─── Supplied information ───

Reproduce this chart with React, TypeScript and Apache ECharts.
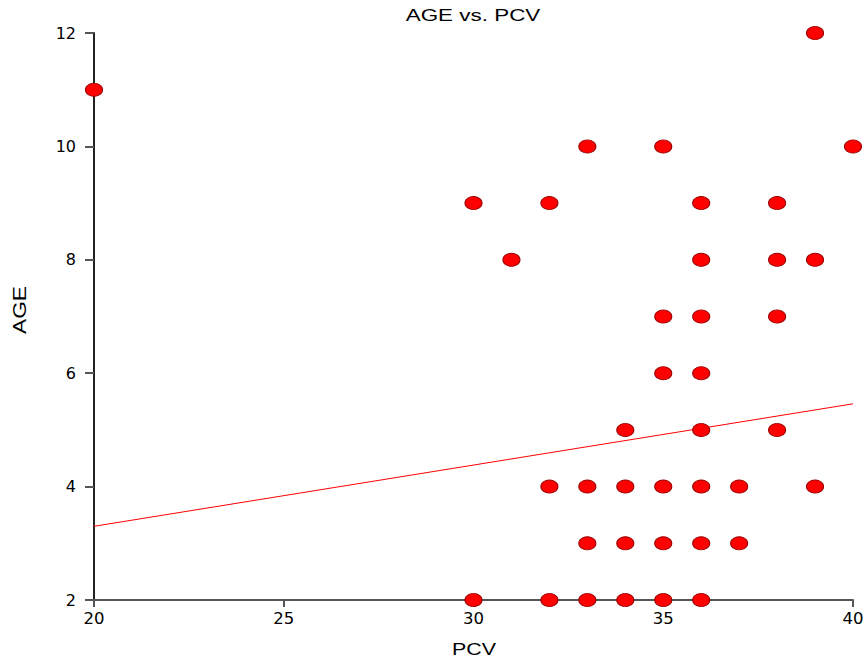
import React, { useEffect, useRef } from "react";
import * as echarts from "echarts";

const pcv = [20, 39, 33, 35, 40, 30, 32, 36, 38, 31, 36, 38, 39, 35, 36, 38, 35, 36, 34, 36, 38, 32, 33, 34, 35, 36, 37, 39, 33, 34, 35, 36, 37, 30, 32, 33, 34, 35, 36];
const age = [11, 12, 10, 10, 10, 9, 9, 9, 9, 8, 8, 8, 8, 7, 7, 7, 6, 6, 5, 5, 5, 4, 4, 4, 4, 4, 4, 4, 3, 3, 3, 3, 3, 2, 2, 2, 2, 2, 2];
const fitX = [20, 40];
const fitY = [3.3, 5.46];
const xTicks = [20, 25, 30, 35, 40];
const yTicks = [2, 4, 6, 8, 10, 12];
const titleText = "AGE vs. PCV";
const xName = "PCV";
const yName = "AGE";

export default function App() {
  const ref = useRef<HTMLDivElement>(null);
  useEffect(() => {
    const chart = echarts.init(ref.current!, null, { renderer: "svg" });
    const font = "'Liberation Sans', Arial, sans-serif";
    const tickFont = "'DejaVu Sans', sans-serif";
    chart.setOption({
      animation: false,
      backgroundColor: "#ffffff",
      graphic: [
        {
          type: "text",
          x: 473,
          y: 15,
          scaleX: 1.32,
          style: {
            text: titleText,
            fontFamily: font,
            fontSize: 17,
            fill: "#000",
            textAlign: "center",
            textVerticalAlign: "middle",
          },
        },
        {
          type: "text",
          x: 474,
          y: 649,
          scaleX: 1.26,
          style: {
            text: xName,
            fontFamily: font,
            fontSize: 17,
            fill: "#000",
            textAlign: "center",
            textVerticalAlign: "middle",
          },
        },
        {
          type: "text",
          x: 19.5,
          y: 310,
          rotation: Math.PI / 2,
          scaleX: 1.26,
          style: {
            text: yName,
            fontFamily: font,
            fontSize: 18,
            fill: "#000",
            textAlign: "center",
            textVerticalAlign: "middle",
          },
        },
      ],
      grid: { left: 94, right: 14, top: 33, bottom: 64 },
      xAxis: {
        type: "value",
        min: xTicks[0],
        max: xTicks[xTicks.length - 1],
        interval: 5,
        axisLine: { show: true, lineStyle: { color: "#555", width: 2 } },
        axisTick: { show: true, length: 7, lineStyle: { color: "#555", width: 2 } },
        axisLabel: { fontFamily: tickFont, fontSize: 16.5, color: "#000", margin: 10 },
        splitLine: { show: false },
      },
      yAxis: {
        type: "value",
        min: yTicks[0],
        max: yTicks[yTicks.length - 1],
        interval: 2,
        axisLine: { show: true, lineStyle: { color: "#222", width: 2 } },
        axisTick: { show: true, length: 9, lineStyle: { color: "#555", width: 2 } },
        axisLabel: { fontFamily: tickFont, fontSize: 16, color: "#000", margin: 18 },
        splitLine: { show: false },
      },
      series: [
        {
          type: "line",
          data: fitX.map((x, i) => [x, fitY[i]]),
          symbol: "none",
          lineStyle: { color: "#ff0000", width: 1 },
          z: 1,
        },
        {
          type: "scatter",
          data: pcv.map((x, i) => [x, age[i]]),
          symbol: "circle",
          symbolSize: [17, 13],
          itemStyle: { color: "#ff0000", borderColor: "#990000", borderWidth: 1, opacity: 1 },
          z: 3,
        },
      ],
    });
    return () => chart.dispose();
  }, []);
  return (
    <div
      ref={ref}
      style={{ position: "fixed", left: 0, top: 0, width: 867, height: 664 }}
    />
  );
}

───

Required task | Leaving the pictures aside, transcribe the entire listing exactly.

Expected output |
Reproduce this chart with React, TypeScript and Apache ECharts.
import React, { useEffect, useRef } from "react";
import * as echarts from "echarts";

const pcv = [20, 39, 33, 35, 40, 30, 32, 36, 38, 31, 36, 38, 39, 35, 36, 38, 35, 36, 34, 36, 38, 32, 33, 34, 35, 36, 37, 39, 33, 34, 35, 36, 37, 30, 32, 33, 34, 35, 36];
const age = [11, 12, 10, 10, 10, 9, 9, 9, 9, 8, 8, 8, 8, 7, 7, 7, 6, 6, 5, 5, 5, 4, 4, 4, 4, 4, 4, 4, 3, 3, 3, 3, 3, 2, 2, 2, 2, 2, 2];
const fitX = [20, 40];
const fitY = [3.3, 5.46];
const xTicks = [20, 25, 30, 35, 40];
const yTicks = [2, 4, 6, 8, 10, 12];
const titleText = "AGE vs. PCV";
const xName = "PCV";
const yName = "AGE";

export default function App() {
  const ref = useRef<HTMLDivElement>(null);
  useEffect(() => {
    const chart = echarts.init(ref.current!, null, { renderer: "svg" });
    const font = "'Liberation Sans', Arial, sans-serif";
    const tickFont = "'DejaVu Sans', sans-serif";
    chart.setOption({
      animation: false,
      backgroundColor: "#ffffff",
      graphic: [
        {
          type: "text",
          x: 473,
          y: 15,
          scaleX: 1.32,
          style: {
            text: titleText,
            fontFamily: font,
            fontSize: 17,
            fill: "#000",
            textAlign: "center",
            textVerticalAlign: "middle",
          },
        },
        {
          type: "text",
          x: 474,
          y: 649,
          scaleX: 1.26,
          style: {
            text: xName,
            fontFamily: font,
            fontSize: 17,
            fill: "#000",
            textAlign: "center",
            textVerticalAlign: "middle",
          },
        },
        {
          type: "text",
          x: 19.5,
          y: 310,
          rotation: Math.PI / 2,
          scaleX: 1.26,
          style: {
            text: yName,
            fontFamily: font,
            fontSize: 18,
            fill: "#000",
            textAlign: "center",
            textVerticalAlign: "middle",
          },
        },
      ],
      grid: { left: 94, right: 14, top: 33, bottom: 64 },
      xAxis: {
        type: "value",
        min: xTicks[0],
        max: xTicks[xTicks.length - 1],
        interval: 5,
        axisLine: { show: true, lineStyle: { color: "#555", width: 2 } },
        axisTick: { show: true, length: 7, lineStyle: { color: "#555", width: 2 } },
        axisLabel: { fontFamily: tickFont, fontSize: 16.5, color: "#000", margin: 10 },
        splitLine: { show: false },
      },
      yAxis: {
        type: "value",
        min: yTicks[0],
        max: yTicks[yTicks.length - 1],
        interval: 2,
        axisLine: { show: true, lineStyle: { color: "#222", width: 2 } },
        axisTick: { show: true, length: 9, lineStyle: { color: "#555", width: 2 } },
        axisLabel: { fontFamily: tickFont, fontSize: 16, color: "#000", margin: 18 },
        splitLine: { show: false },
      },
      series: [
        {
          type: "line",
          data: fitX.map((x, i) => [x, fitY[i]]),
          symbol: "none",
          lineStyle: { color: "#ff0000", width: 1 },
          z: 1,
        },
        {
          type: "scatter",
          data: pcv.map((x, i) => [x, age[i]]),
          symbol: "circle",
          symbolSize: [17, 13],
          itemStyle: { color: "#ff0000", borderColor: "#990000", borderWidth: 1, opacity: 1 },
          z: 3,
        },
      ],
    });
    return () => chart.dispose();
  }, []);
  return (
    <div
      ref={ref}
      style={{ position: "fixed", left: 0, top: 0, width: 867, height: 664 }}
    />
  );
}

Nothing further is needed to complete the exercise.